++++ SUPPLIED RECORDS ++++
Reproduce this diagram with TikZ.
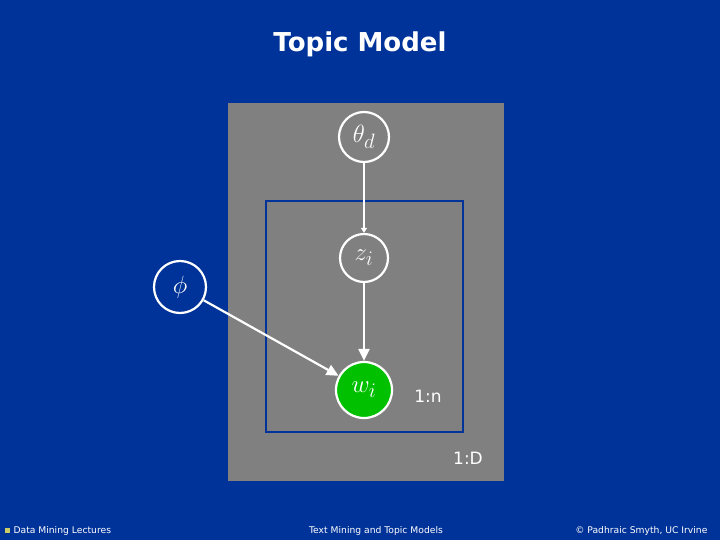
\documentclass[tikz,border=0pt]{standalone}
\usepackage{fontspec}
\setsansfont{DejaVu Sans}
\usepackage{amsmath}
\usetikzlibrary{arrows.meta}
\definecolor{slideblue}{RGB}{0,51,153}
\definecolor{plategray}{RGB}{128,128,128}
\definecolor{obsgreen}{RGB}{0,192,0}
\definecolor{bullet}{RGB}{204,204,102}

\begin{document}
\begin{tikzpicture}[x=1pt,y=-1pt,
  var/.style={circle, draw=white, line width=2.2pt, minimum size=50pt, inner sep=0pt, text=white, font=\fontsize{28}{28}\selectfont},
  edge/.style={draw=white, line width=2.2pt, -{Triangle[length=12pt,width=11pt]}},
  platelabel/.style={text=white, font=\sffamily\fontsize{17}{17}\selectfont},
  foot/.style={text=white, font=\sffamily\fontsize{9.2}{9.2}\selectfont}]
	 % background of the slide
	 \fill[slideblue] (0,0) rectangle (720,540);
	 \useasboundingbox (0,0) rectangle (720,540);
	 \node[text=white, font=\sffamily\bfseries\fontsize{26}{26}\selectfont] (title) at (360,44) {Topic Model};
	 % outer plate (documents) and inner plate (words)
	 \fill[plategray] (228,103) rectangle (504,481);
	 \draw[slideblue, line width=1.5pt] (266,201) rectangle (463,432);
	 \node[platelabel] (n) at (428,396) {1:n};
	 \node[platelabel] (D) at (468,458) {1:D};
	 % the variables
	 \node[var] (theta) at (364,137) {$\theta_d$};
	 \node[var, minimum size=48pt] (z) at (364,258) {$z_i$};
	 \node[var, minimum size=52pt] (phi) at (180,287) {$\phi$};
	 \node[var, fill=obsgreen, minimum size=56pt] (w) at (364,390) {$w_i$};
	 % the edges
	 \draw[draw=white, line width=2.2pt, -{Triangle[length=5pt,width=6pt]}] (theta) -- (z);
	 \draw[edge] (z) -- (w);
	 \draw[edge] (phi) -- (w);
	 % footer
	 \fill[bullet] (5,528) rectangle (10,533);
	 \node[foot, anchor=west] (lect) at (10,531) {Data Mining Lectures};
	 \node[foot] (topic) at (376,531) {Text Mining and Topic Models};
	 \node[foot, anchor=east] (copy) at (711,531) {© Padhraic Smyth, UC Irvine};
\end{tikzpicture}
\end{document}
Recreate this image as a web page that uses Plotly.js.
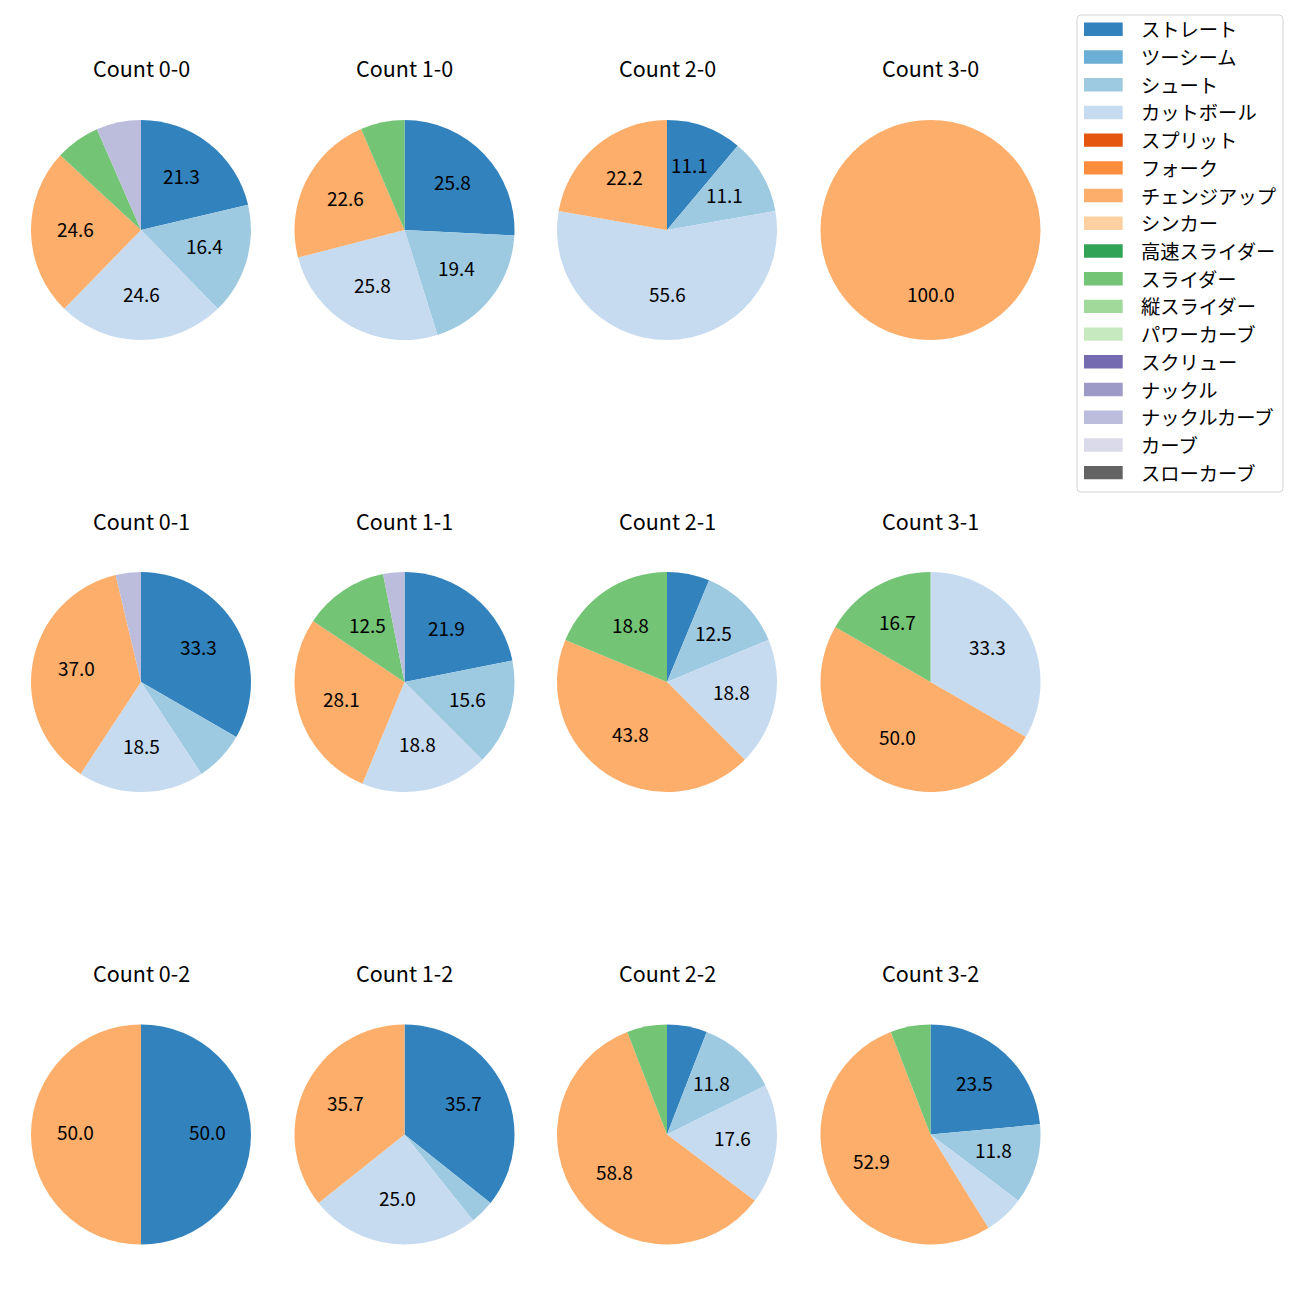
++++
Transcribe the records above verbatim. Do not carry over any picture.

SOLUTION FOR THIS TASK:
Reproduce this diagram with TikZ.
\documentclass[tikz,border=0pt]{standalone}
\usepackage{fontspec}
\setsansfont{DejaVu Sans}
\usepackage{amsmath}
\usetikzlibrary{arrows.meta}
\definecolor{slideblue}{RGB}{0,51,153}
\definecolor{plategray}{RGB}{128,128,128}
\definecolor{obsgreen}{RGB}{0,192,0}
\definecolor{bullet}{RGB}{204,204,102}

\begin{document}
\begin{tikzpicture}[x=1pt,y=-1pt,
  var/.style={circle, draw=white, line width=2.2pt, minimum size=50pt, inner sep=0pt, text=white, font=\fontsize{28}{28}\selectfont},
  edge/.style={draw=white, line width=2.2pt, -{Triangle[length=12pt,width=11pt]}},
  platelabel/.style={text=white, font=\sffamily\fontsize{17}{17}\selectfont},
  foot/.style={text=white, font=\sffamily\fontsize{9.2}{9.2}\selectfont}]
	 % background of the slide
	 \fill[slideblue] (0,0) rectangle (720,540);
	 \useasboundingbox (0,0) rectangle (720,540);
	 \node[text=white, font=\sffamily\bfseries\fontsize{26}{26}\selectfont] (title) at (360,44) {Topic Model};
	 % outer plate (documents) and inner plate (words)
	 \fill[plategray] (228,103) rectangle (504,481);
	 \draw[slideblue, line width=1.5pt] (266,201) rectangle (463,432);
	 \node[platelabel] (n) at (428,396) {1:n};
	 \node[platelabel] (D) at (468,458) {1:D};
	 % the variables
	 \node[var] (theta) at (364,137) {$\theta_d$};
	 \node[var, minimum size=48pt] (z) at (364,258) {$z_i$};
	 \node[var, minimum size=52pt] (phi) at (180,287) {$\phi$};
	 \node[var, fill=obsgreen, minimum size=56pt] (w) at (364,390) {$w_i$};
	 % the edges
	 \draw[draw=white, line width=2.2pt, -{Triangle[length=5pt,width=6pt]}] (theta) -- (z);
	 \draw[edge] (z) -- (w);
	 \draw[edge] (phi) -- (w);
	 % footer
	 \fill[bullet] (5,528) rectangle (10,533);
	 \node[foot, anchor=west] (lect) at (10,531) {Data Mining Lectures};
	 \node[foot] (topic) at (376,531) {Text Mining and Topic Models};
	 \node[foot, anchor=east] (copy) at (711,531) {© Padhraic Smyth, UC Irvine};
\end{tikzpicture}
\end{document}
Recreate this image as a web page that uses Plotly.js.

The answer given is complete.